**Exercise**
Don't include pictures. Quote the lines below from the first through the line that contains "20, 22, 25]".

**Recorded information**
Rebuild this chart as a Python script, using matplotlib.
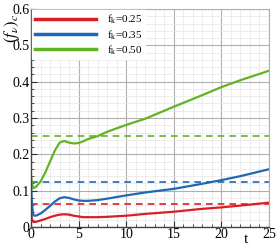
import matplotlib
matplotlib.use("Agg")
import matplotlib.pyplot as plt
from matplotlib.ticker import MultipleLocator, FuncFormatter

plt.rcParams['font.family'] = ['Liberation Serif', 'DejaVu Serif']
plt.rcParams['mathtext.fontset'] = 'stix'

# time samples
t = [0, 0.1, 0.25, 0.5, 1, 1.5, 2, 2.5, 3, 3.5, 4, 4.5, 5, 5.5, 6, 7, 8, 10, 12, 15, 18, 20, 22, 25]

f_025 = [0.045, 0.02, 0.014, 0.014, 0.018, 0.022, 0.027, 0.031, 0.034, 0.035, 0.034, 0.031,
         0.029, 0.027, 0.027, 0.027, 0.028, 0.031, 0.036, 0.042, 0.050, 0.054, 0.059, 0.067]
f_035 = [0.125, 0.06, 0.032, 0.031, 0.037, 0.047, 0.058, 0.070, 0.079, 0.082, 0.080, 0.076,
         0.073, 0.072, 0.072, 0.074, 0.078, 0.087, 0.095, 0.105, 0.119, 0.129, 0.140, 0.159]
f_050 = [0.14, 0.12, 0.107, 0.11, 0.125, 0.15, 0.18, 0.21, 0.232, 0.237, 0.232, 0.23,
         0.231, 0.236, 0.242, 0.25, 0.262, 0.281, 0.298, 0.331, 0.363, 0.385, 0.404, 0.43]

fk = [0.25, 0.35, 0.50]
colors = ['#dc1e24', '#1f68b4', '#62b322']
series = [f_025, f_035, f_050]

fig = plt.figure(figsize=(2.78, 2.47), dpi=100)
ax = fig.add_axes([0.1115, 0.081, 0.8561, 0.8826])

for k, y, c in zip(fk, series, colors):
    ax.plot(t, y, color=c, lw=1.6, label=f"f$_\\mathregular{{k}}$={k:.2f}")
    ax.axhline(k ** 2, color=c, lw=1.2, ls=(0, (4, 3)))

ax.set_xlim(0, 25)
ax.set_ylim(0, 0.6)
ax.xaxis.set_major_locator(MultipleLocator(5))
ax.xaxis.set_minor_locator(MultipleLocator(1))
ax.yaxis.set_major_locator(MultipleLocator(0.1))
ax.yaxis.set_minor_locator(MultipleLocator(0.02))
ax.xaxis.set_major_formatter(FuncFormatter(lambda v, p: f"{v:g}"))
ax.yaxis.set_major_formatter(FuncFormatter(lambda v, p: "0" if abs(v) < 1e-9 else f"{v:.1f}"))
ax.grid(which='major', color='#b0b0b0', lw=0.8)
ax.grid(which='minor', color='#e6e6e6', lw=0.5)
ax.set_axisbelow(True)
ax.tick_params(which='both', direction='in', labelsize=10, colors='#333333', labelcolor='black')
ax.tick_params(which='major', length=4, pad=1)
ax.tick_params(which='minor', length=2)
for s in ['left', 'bottom']:
    ax.spines[s].set_color('#444444')
    ax.spines[s].set_linewidth(1.0)
for s in ['top', 'right']:
    ax.spines[s].set_color('#b0b0b0')
    ax.spines[s].set_linewidth(0.8)

leg = ax.legend(loc='upper left', fontsize=8, handlelength=5.5, handletextpad=1.0,
                labelspacing=0.15, borderpad=0.25, borderaxespad=0.1,
                frameon=True, fancybox=False, framealpha=1, edgecolor='white')
for line in leg.get_lines():
    line.set_linewidth(2.5)

fig.text(246 / 278, 1 - 239 / 247, 't', fontsize=11, ha='center', va='center')
fig.text(12 / 278, 1 - 28 / 247, r'$(f_\nu)_c$', fontsize=12, rotation=90, ha='center', va='center')

fig.savefig('out.png', dpi=100)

**Solution**
Rebuild this chart as a Python script, using matplotlib.
import matplotlib
matplotlib.use("Agg")
import matplotlib.pyplot as plt
from matplotlib.ticker import MultipleLocator, FuncFormatter

plt.rcParams['font.family'] = ['Liberation Serif', 'DejaVu Serif']
plt.rcParams['mathtext.fontset'] = 'stix'

# time samples
t = [0, 0.1, 0.25, 0.5, 1, 1.5, 2, 2.5, 3, 3.5, 4, 4.5, 5, 5.5, 6, 7, 8, 10, 12, 15, 18, 20, 22, 25]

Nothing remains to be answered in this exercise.